Mr.インクレディブル : 映画評論・批評
2004年12月1日更新
2004年12月4日より丸の内ピカデリー1ほか全国松竹・東急系にてロードショー
まさに、インクレディブル!なのはピクサー?
一見すると、「Mr.インクレディブル」は、いつものピクサー映画らしくない。主人公は魚やモンスターじゃなく人間たち(しかも、その造形は決してキュートじゃない)。アクション描写は過激で(ピクサーでは、初のPG指定映画となった)、上映時間もこれまでで最長の115分である。
でも、これが大傑作なのだ。最高に刺激的なアクション映画でありながら、笑いとドラマに満ち、ピクサー映画のトレードマークであるハートがしっかりとある。圧倒的なビジュアル表現と卓越したストーリーテリング、そして、その根底に流れるポジティブなメッセージ。これほど完成度の高い作品は、実写映画でも滅多にお目にかかれるものじゃない。
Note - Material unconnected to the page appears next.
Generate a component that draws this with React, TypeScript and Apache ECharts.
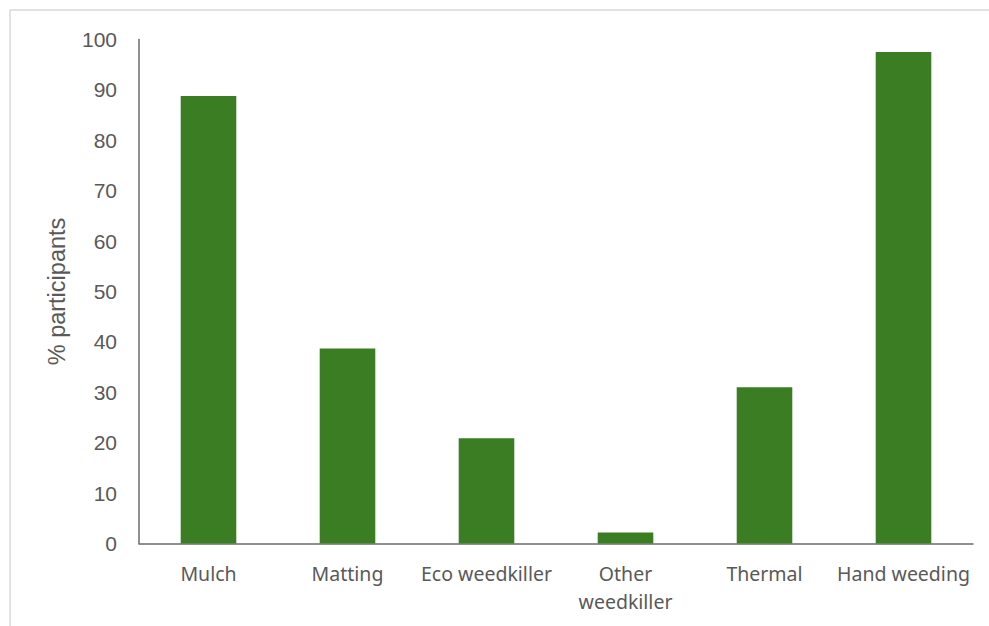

これまで新作を作るたびにCGアニメのレベルを引き上げてきたピクサーだけれど、今回の到達点はあまりにも高い。脚本・監督を手がけたブラッド・バードの功績であることは間違いないが、どのスタジオからも問題児扱いされていた監督を招き入れたピクサーの器量の大きさも評価すべきだろう。これまでの成功方式を繰り返した方がよっぽど楽なのに、あえて外部監督を呼び込んで会社を活性化させた。つくづく志が高いスタジオだと思う。